By Mark Shenk
(Bloomberg) — Oil closed at the lowest level in more than six years in New York amid speculation that demand may slip as economies slow, and Iran said OPEC output may climb to a record.
West Texas Intermediate futures fell 1.5 percent after manufacturing in the New York region unexpectedly shrank, and Japan’s economy contracted last quarter. The Organization of Petroleum Exporting Countries may boost production to 33 million barrels a day after Iran’s international export restrictions are removed, according to the nation’s OPEC representative.
Oil has slumped more than 30 percent from this year’s peak in June on speculation the global surplus will be prolonged. While U.S. crude stockpiles fell a third week through Aug. 7, supplies remain more than 90 million barrels above the five-year average for this time of year. The number of rigs seeking oil in the U.S. rose last week, Baker Hughes Inc. data show.
“There’s nothing on the economic front pointing to increasing demand,” Michael Lynch, president of Strategic Energy & Economic Research in Winchester, Massachusetts, said by phone. “The return of Iranian oil is expected to add to the surplus of supply.”

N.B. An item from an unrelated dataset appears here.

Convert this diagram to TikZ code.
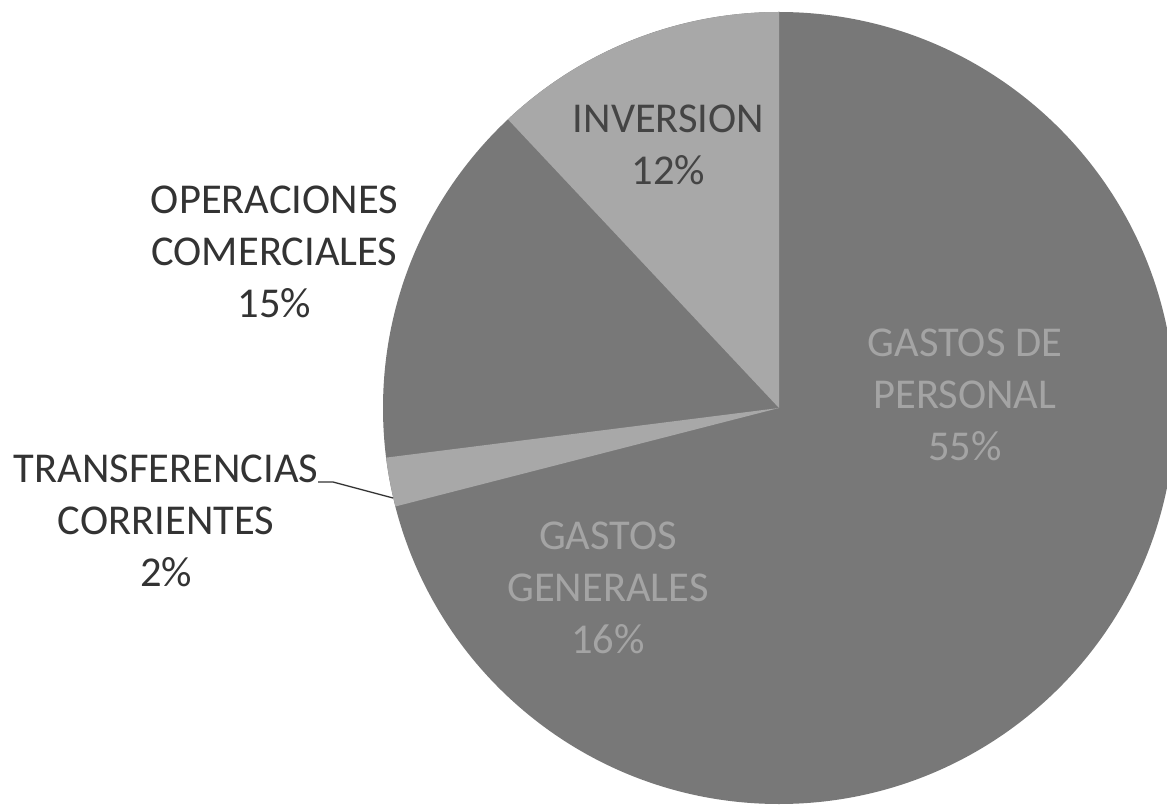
\documentclass[tikz,border=0pt]{standalone}
\usepackage{fontspec}
\setmainfont{Carlito}
\begin{document}
\begin{tikzpicture}[x=1pt,y=1pt,
  sdark/.style={fill=pdark},
  slight/.style={fill=plight},
  lbl/.style={align=center,inner sep=0pt,anchor=base,font=\fontsize{42.5}{52}\selectfont},
  lblin/.style={lbl,text=tin},
  lblinv/.style={lbl,text=tinv},
  lblout/.style={lbl,text=tout}]
\definecolor{pdark}{HTML}{787878}
\definecolor{plight}{HTML}{A8A8A8}
\definecolor{tin}{HTML}{A4A4A4}
\definecolor{tinv}{HTML}{444444}
\definecolor{tout}{HTML}{333333}
\useasboundingbox (0,0) rectangle (1167,807);
\coordinate (c) at (779,399);
\def\R{396}
% pie: dark base, light slices on top
\fill[sdark] (c) circle[radius=\R];
\fill[slight] (c) -- ++(-165.6:\R) arc[start angle=-165.6, end angle=-172.8, radius=\R] -- cycle;
\fill[slight] (c) -- ++(-226.8:\R) arc[start angle=-226.8, end angle=-270, radius=\R] -- cycle;
% labels (anchored at the baseline of the last line)
\node[lblin]  (gp)  at (965,347) {GASTOS DE\\PERSONAL\\55\%};
\node[lblin]  (gg)  at (608,154) {GASTOS\\GENERALES\\16\%};
\node[lblinv] (inv) at (668.5,622) {INVERSION\\12\%};
\node[lblout] (op)  at (274.5,489) {OPERACIONES\\COMERCIALES\\15\%};
\node[lblout] (tr)  at (166,221) {TRANSFERENCIAS\\CORRIENTES\\2\%};
% leader
\coordinate (trs) at (318,325);
\coordinate (trk) at (333,325);
\coordinate (trend) at (393,309);
\draw[tout,line width=1.3pt] (trs) -- (trk) -- (trend);
\end{tikzpicture}
\end{document}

WTI for September delivery dropped 63 cents to settle at $41.87 a barrel on the New York Mercantile Exchange. It was the lowest close since March 2009. The volume of all futures traded was 9.4 percent above the 100-day average at 2:45 p.m. Futures are down 21 percent this year.
Brent for October settlement fell 45 cents, or 0.9 percent, to end the session at $48.74 a barrel on the London-based ICE Futures Europe exchange. The European benchmark crude traded at a $6.33 premium to WTI for the same month.

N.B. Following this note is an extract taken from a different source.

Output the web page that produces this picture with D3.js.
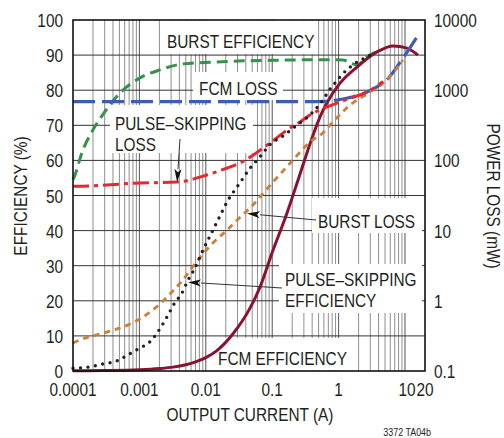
<!DOCTYPE html>
<html><head><meta charset="utf-8">
<script src="https://cdn.jsdelivr.net/npm/d3@7"></script>
<style>
html,body{margin:0;padding:0;background:#fff;}
svg text{font-family:"Liberation Sans",Arial,sans-serif;fill:#231f20;}
</style></head>
<body><svg id="c" width="504" height="438"></svg>
<script>
// ---- data ----
const xTicks = [0.0001, 0.001, 0.01, 0.1, 1, 10, 20];
const xTickLabels = ["0.0001", "0.001", "0.01", "0.1", "1", "10", "20"];
const effTicks = [0, 10, 20, 30, 40, 50, 60, 70, 80, 90, 100];
const lossTicks = [0.1, 1, 10, 100, 1000, 10000];
const lossTickLabels = ["0.1", "1", "10", "100", "1000", "10000"];

// efficiency (%) vs output current (A)
const burstEfficiency = [[1e-4,54.5],[1.07e-4,55.8],[1.35e-4,62],[2e-4,68.7],[3e-4,73.8],[5.1e-4,79.2],[1.02e-3,83.5],[2.04e-3,85.8],[4.5e-3,87.5],[0.0128,88],[0.03,88.3],[0.1,88.5],[0.5,88.7],[1.17,88.6],[1.5,87.8],[1.9,87.2],[2.68,89.5],[3.8,91]];
const psEfficiency = [[1e-4,0.8],[1.68e-4,1.1],[2.83e-4,2.0],[4.6e-4,2.9],[6.7e-4,4.6],[1.02e-3,6.55],[1.44e-3,8.3],[1.84e-3,10.8],[2.6e-3,15.4],[3.4e-3,19.4],[4.37e-3,22.2],[5.4e-3,25.9],[6.85e-3,29.3],[9.1e-3,34.5],[0.0124,39.6],[0.0175,45.3],[0.0208,48.1],[0.0327,53.6],[0.0464,57.8],[0.0654,61],[0.0925,64.5],[0.146,67],[0.262,70.7],[0.345,72.4],[0.44,74.4],[0.58,77.2],[0.73,80.1],[0.88,82],[1.05,83.8],[1.64,87.2],[2.68,89.5],[3.3,90.4]];
const fcmEfficiency = [[1e-4,0.05],[3e-4,0.12],[1e-3,0.35],[2e-3,0.7],[3.2e-3,1.1],[5e-3,1.8],[7e-3,2.6],[0.01,3.8],[0.0147,5.8],[0.0257,10.6],[0.0463,17.9],[0.0655,23.9],[0.0993,33.6],[0.167,45],[0.245,54.4],[0.398,66.4],[0.525,72.4],[0.668,76.4],[1.05,82],[1.89,86.6],[3.79,90.9],[6.6,92.6],[10.7,92],[15.7,90]];

// power loss (mW) vs output current (A)
const fcmLoss = [[1e-4,686],[0.3,686],[0.7,695],[0.94,725],[1.6,800],[2.68,942],[4,1150],[5.3,1400],[8.3,2440],[11.8,3990],[15.1,5730]];
const psLoss = [[1e-4,43],[1.15e-4,43],[1.02e-3,47.6],[3.7e-3,49.3],[0.0104,62],[0.0209,78],[0.0327,92],[0.0925,177],[0.186,290],[0.262,352],[0.37,443],[0.62,560],[1.05,680],[1.5,770],[2.68,940],[4.67,1330]];
const burstLoss = [[1e-4,0.25],[1.27e-4,0.277],[3.3e-4,0.36],[6.5e-4,0.447],[1.45e-3,0.69],[2.6e-3,1.13],[4.5e-3,1.98],[7.6e-3,3.81],[0.0128,6.66],[0.0209,10.2],[0.0305,14.5],[0.0464,21],[0.1,47.6],[0.205,101],[0.37,183],[0.58,246],[0.82,352],[1.49,615],[2.97,942],[5.3,1400],[9.3,2690]];

// ---- layout ----
const svg = d3.select("#c");
const L = 73, R = 425, T = 20, B = 371;
const x = d3.scaleLog().domain([1e-4, 20]).range([L, R]);
const yE = d3.scaleLinear().domain([0, 100]).range([B, T]);
const yP = d3.scaleLog().domain([0.1, 10000]).range([B, T]);
const FS = 19, SX = 0.81;

// condensed text helper
function txt(str, px, py, anchor, size, rot) {
  return svg.append("text")
    .attr("transform", `translate(${px},${py})` + (rot ? ` rotate(${rot})` : "") + ` scale(${SX},1)`)
    .attr("text-anchor", anchor || "start").attr("font-size", size || FS).text(str);
}

// vertical grid
const vlines = [];
for (let e = -4; e <= 1; e++) for (let m = 1; m <= 9; m++) {
  const v = m * Math.pow(10, e);
  if (v > 1e-4 * 1.0001 && v < 20 * 0.999) vlines.push({v, major: m === 1});
}
svg.append("g").selectAll("line").data(vlines).join("line")
  .attr("x1", d => x(d.v)).attr("x2", d => x(d.v)).attr("y1", T).attr("y2", B)
  .attr("stroke", d => d.major ? "#555" : "#8f8f8f").attr("stroke-width", 1);
// horizontal grid
svg.append("g").selectAll("line").data(effTicks.slice(1, -1)).join("line")
  .attr("x1", L).attr("x2", R).attr("y1", d => yE(d)).attr("y2", d => yE(d))
  .attr("stroke", "#333").attr("stroke-width", 1);

// label boxes (white, mask grid)
const boxes = [[163,21,316,54],[193,72,283,100],[110,105,253,153],[312,198,422,233],[279,264,422,313],[213,338,357,370]];
svg.append("g").selectAll("rect").data(boxes).join("rect")
  .attr("x", d => d[0]).attr("y", d => d[1]).attr("width", d => d[2]-d[0]).attr("height", d => d[3]-d[1])
  .attr("fill", "#fff");

// curves
const lineE = d3.line().x(d => x(d[0])).y(d => yE(d[1])).curve(d3.curveMonotoneX);
const lineP = d3.line().x(d => x(d[0])).y(d => yP(d[1])).curve(d3.curveMonotoneX);
const g = svg.append("g").attr("fill", "none");
g.append("path").attr("d", lineE(burstEfficiency)).attr("stroke", "#35914b").attr("stroke-width", 3).attr("stroke-dasharray", "11,6");
g.append("path").attr("d", lineE(fcmEfficiency)).attr("stroke", "#8b1131").attr("stroke-width", 3);
g.append("path").attr("d", lineP(fcmLoss)).attr("stroke", "#3d5db4").attr("stroke-width", 3.2).attr("stroke-dasharray", "22,7");
g.append("path").attr("d", lineP(burstLoss)).attr("stroke", "#c9803d").attr("stroke-width", 2.8).attr("stroke-dasharray", "6,5");
g.append("path").attr("d", lineP(psLoss)).attr("stroke", "#e8262f").attr("stroke-width", 3).attr("stroke-dasharray", "16,5,4,5");
g.append("path").attr("d", lineE(psEfficiency)).attr("stroke", "#222").attr("stroke-width", 3.4).attr("stroke-linecap", "round").attr("stroke-dasharray", "0,7.5");

// frame
svg.append("rect").attr("x", L).attr("y", T).attr("width", R-L).attr("height", B-T)
  .attr("fill", "none").attr("stroke", "#111").attr("stroke-width", 1.6);

// axes labels
effTicks.forEach(d => txt(String(d), 63, yE(d) + 7, "end"));
lossTicks.forEach((d, i) => txt(lossTickLabels[i], 434, yP(d) + 7, "start"));
xTicks.forEach((d, i) => txt(xTickLabels[i], x(d) + (i === 5 ? 2 : 0), 396, "middle"));

txt("OUTPUT CURRENT (A)", 250, 421, "middle");
txt("EFFICIENCY (%)", 27, 196, "middle", FS, -90);
txt("POWER LOSS (mW)", 487, 196, "middle", FS, 90);
txt("3372 TA04b", 431, 436, "end", 11);

// annotations
const notes = [
  {t: ["BURST EFFICIENCY"], x: 167, y: 47.5},
  {t: ["FCM LOSS"], x: 199, y: 95},
  {t: ["PULSE–SKIPPING", "LOSS"], x: 115, y: 130},
  {t: ["BURST LOSS"], x: 318, y: 228},
  {t: ["PULSE–SKIPPING", "EFFICIENCY"], x: 285, y: 285.5},
  {t: ["FCM EFFICIENCY"], x: 218, y: 365}
];
notes.forEach(n => n.t.forEach((s, i) => txt(s, n.x, n.y + i * 21, "start")));

function arrow(x0, y0, x1, y1) {
  const ang = Math.atan2(y1 - y0, x1 - x0), len = 13, hw = 3.6;
  const bx = x1 - len * Math.cos(ang), by = y1 - len * Math.sin(ang);
  svg.append("line").attr("x1", x0).attr("y1", y0).attr("x2", bx).attr("y2", by).attr("stroke", "#333").attr("stroke-width", 1);
  const p = [[x1, y1], [bx + hw * Math.sin(ang), by - hw * Math.cos(ang)], [bx + len*0.25*Math.cos(ang), by + len*0.25*Math.sin(ang)], [bx - hw * Math.sin(ang), by + hw * Math.cos(ang)]];
  svg.append("path").attr("d", "M" + p.map(q => q.join(",")).join("L") + "Z").attr("fill", "#111");
}
arrow(180, 139, x(0.0037), yP(49.3));
arrow(316, 220, x(0.0417), yP(17.5));
arrow(282, 288, x(0.0054), yE(25.3));
</script></body></html>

A technical indicator shows prices have probably dropped too quickly to sustain further losses. WTI’s 14-day relative strength index is about 25, below 30 for the fifth straight day, data compiled by Bloomberg show. Brent’s 14-day RSI was near 29. A reading below 30 typically signals the market is oversold.
“The market is oversold after falling $20 in a relatively short time,” Phil Flynn, senior market analyst for Price Futures Group Inc. in Chicago, said by phone. “You can expect little rallies when a market has fallen so much.”

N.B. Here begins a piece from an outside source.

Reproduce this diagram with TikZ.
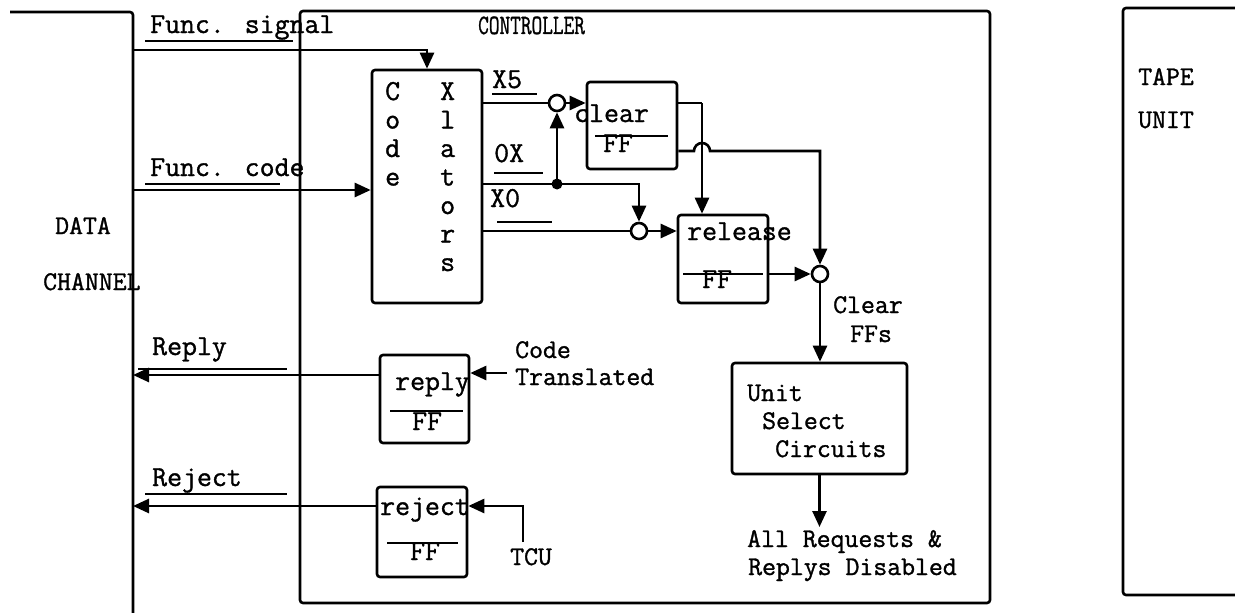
\documentclass[tikz,border=0pt]{standalone}
\usepackage{fontspec}
\newfontfamily\twfont{Latin Modern Mono}[FakeBold=1.2]
\usetikzlibrary{arrows.meta}
\tikzset{
  ln/.style={line width=2.6pt},
  arr/.style={line width=2.6pt,-{Triangle[length=16pt,width=14pt]}},
  fbox/.style={draw,line width=2.6pt,rounded corners=3pt,inner sep=0pt},
  junc/.style={circle,draw,fill=white,line width=2.6pt,inner sep=0pt,minimum size=16pt},
  dotn/.style={circle,fill,inner sep=0pt,minimum size=11pt},
  tb/.style={font=\fontsize{29}{29}\selectfont\twfont,inner sep=0pt,anchor=base west},
  ts/.style={font=\fontsize{27}{27}\selectfont\twfont,inner sep=0pt,anchor=base west},
  tc/.style={font=\fontsize{28}{28}\selectfont\twfont,inner sep=0pt,anchor=base west},
  ul/.style={line width=2pt},
}
\begin{document}
\begin{tikzpicture}[x=1pt,y=-1pt]
\useasboundingbox (0,0) rectangle (1235,613);
% outer frames
\draw[ln,rounded corners=3pt] (10,12) -- (133,12) -- (133,613);
\draw[ln,rounded corners=3pt] (300,11) rectangle (990,603);
\draw[ln,rounded corners=3pt] (1235,8) -- (1123,8) -- (1123,595) -- (1235,595);
% frame labels
\node[ts] (tdata) at (55,234) {DATA};
\node[ts] (tchan) at (43,290) {CHANNEL};
\node[ts] (ttape) at (1138,85) {TAPE};
\node[ts] (tunit) at (1138,128) {UNIT};
\node[tc] (tctrl) at (478,34) {\scalebox{0.74}[1]{CONTROLLER}};
% boxes
\node[fbox,minimum width=110pt,minimum height=233pt] (code) at (427,186.5) {};
\node[fbox,minimum width=90pt,minimum height=87pt] (clearff) at (632,125.5) {};
\node[fbox,minimum width=90pt,minimum height=88pt] (releaseff) at (723,259) {};
\node[fbox,minimum width=89pt,minimum height=88pt] (replyff) at (424.5,399) {};
\node[fbox,minimum width=90pt,minimum height=90pt] (rejectff) at (422,532) {};
\node[fbox,minimum width=175pt,minimum height=111pt] (unitsel) at (819.5,418.5) {};
% junctions
\node[junc] (c1) at (557,103) {};
\node[junc] (c2) at (639,231) {};
\node[junc] (c3) at (820,274) {};
\node[dotn] (d1) at (557,184) {};
% free ends
\coordinate (fs) at (133,50);
\coordinate (fc) at (133,190);
\coordinate (rp) at (133,375);
\coordinate (rj) at (133,506);
\coordinate (ct) at (507,373);
\coordinate (tcu) at (523,542);
\coordinate (j1) at (702,103);
\coordinate (out) at (819.5,527);
% code xlators text
\foreach \l [count=\i from 0] in {C,o,d,e} \node[tb] (cd\i) at (385,100+28.5*\i) {\l};
\foreach \l [count=\i from 0] in {X,l,a,t,o,r,s} \node[tb] (xl\i) at (440,100+28.5*\i) {\l};
% box texts
\node[tb] (tclear) at (574,122) {clear};
\draw[ul] (595,136) -- (668,136);
\node[tb] (tff1) at (603,152) {FF};
\node[tb] (trel) at (687,240) {release};
\draw[ul] (683,274) -- (763,274);
\node[tb] (tff2) at (702,288) {FF};
\node[tb] (trep) at (395,390) {reply};
\draw[ul] (390,411) -- (463,411);
\node[tb] (tff3) at (412,430) {FF};
\node[tb] (trej) at (380,515) {reject};
\draw[ul] (387,543) -- (458,543);
\node[tb] (tff4) at (410,560) {FF};
\node[ts] (tus1) at (747,401) {Unit};
\node[ts] (tus2) at (762,429) {Select};
\node[ts] (tus3) at (775,457) {Circuits};
% signal labels
\node[tb] (tfs) at (150,33) {Func. signal};
\draw[ul] (145,41) -- (293,41);
\node[tb] (tfc) at (150,176) {Func. code};
\draw[ul] (145,184) -- (280,184);
\node[tb] (trply) at (152,355) {Reply};
\draw[ul] (138,369) -- (287,369);
\node[tb] (trjct) at (152,486) {Reject};
\draw[ul] (145,494) -- (287,494);
\node[tb] (tx5) at (492,88) {X5};
\draw[ul] (492,94) -- (537,94);
\node[tb] (t0x) at (494,162) {0X};
\draw[ul] (494,173) -- (543,173);
\node[tb] (tx0) at (490,207) {X0};
\draw[ul] (497,222) -- (552,222);
\node[ts] (tcode) at (515,358) {Code};
\node[ts] (ttrans) at (515,385) {Translated};
\node[ts] (ttcu) at (510,565) {TCU};
\node[ts] (tclr) at (833,313) {Clear};
\node[ts] (tffs) at (850,342) {FFs};
\node[ts] (tall1) at (747,547) {All Requests \&};
\node[ts] (tall2) at (748,575) {Replys Disabled};
% connectors
\draw[arr] (fs) -| (code.north);
\draw[arr] (fc) -- (fc -| code.west);
\draw[ln] (code.east |- c1) -- (c1.west);
\draw[arr] (c1.east) -- (clearff.west |- c1);
\draw[ln] (code.east |- d1) -- (d1.center);
\draw[arr] (d1.center) -| (c2.north);
\draw[arr] (d1.center) -- (c1.south);
\draw[ln] (code.east |- c2) -- (c2.west);
\draw[arr] (c2.east) -- (releaseff.west |- c2);
\draw[ln] (clearff.east |- j1) -- (j1);
\draw[arr] (j1) -- (releaseff.north -| j1);
\draw[arr] (clearff.east |- 0,151) -- (694,151) arc[start angle=180,end angle=0,radius=8pt] -- (c3.north |- 0,151) -- (c3.north);
\draw[arr] (releaseff.east |- c3) -- (c3.west);
\draw[arr] (c3.south) -- (c3.south |- unitsel.north);
\draw[arr] (unitsel.south) -- (out);
\draw[arr] (replyff.west |- rp) -- (rp);
\draw[arr] (ct) -- (replyff.east |- ct);
\draw[arr] (rejectff.west |- rj) -- (rj);
\draw[arr] (tcu) |- (rejectff.east |- rj);
\end{tikzpicture}
\end{document}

Manufacturing in the New York region slumped at the fastest pace since the last recession, damping optimism in the economy as the Federal Reserve considers raising interest rates at its next meeting.
Prices also declined after Japan’s gross domestic product fell an annualized 1.6 percent last quarter, the Cabinet Office said on Monday. China’s shock devaluation of its currency last week focused investors on the vulnerability of other economies in the region.
“Shaky demand is the focus right now,” John Kilduff, a partner at Again Capital LLC, a New York-based hedge fund, said by phone. “With the Japanese economy now contracting, you have to worry that the Chinese problems are spreading. We could be looking at the start of an Asia-wide slowdown.”
The global oil market is already in surplus by about 3 million barrels a day, with Saudi Arabia and Iraq responsible for OPEC’s oversupply in the past six months, Iran’s state-run Islamic Republic News Agency reported Sunday, citing the nation’s OPEC representative Mehdi Asali.
Drillers in the U.S. have added rigs to fields for the fourth straight week, Baker Hughes said on its website on Friday. While the number of active machines has climbed to 672, the total count is still down almost 60 percent since December.
“Supplies are unrelenting,” Bill O’Grady, chief market strategist at Confluence Investment Management in St. Louis, which oversees $3.4 billion, said by phone. “The Empire State index was abysmal and the driving season is coming to an end, so we’re looking ahead to weaker demand.”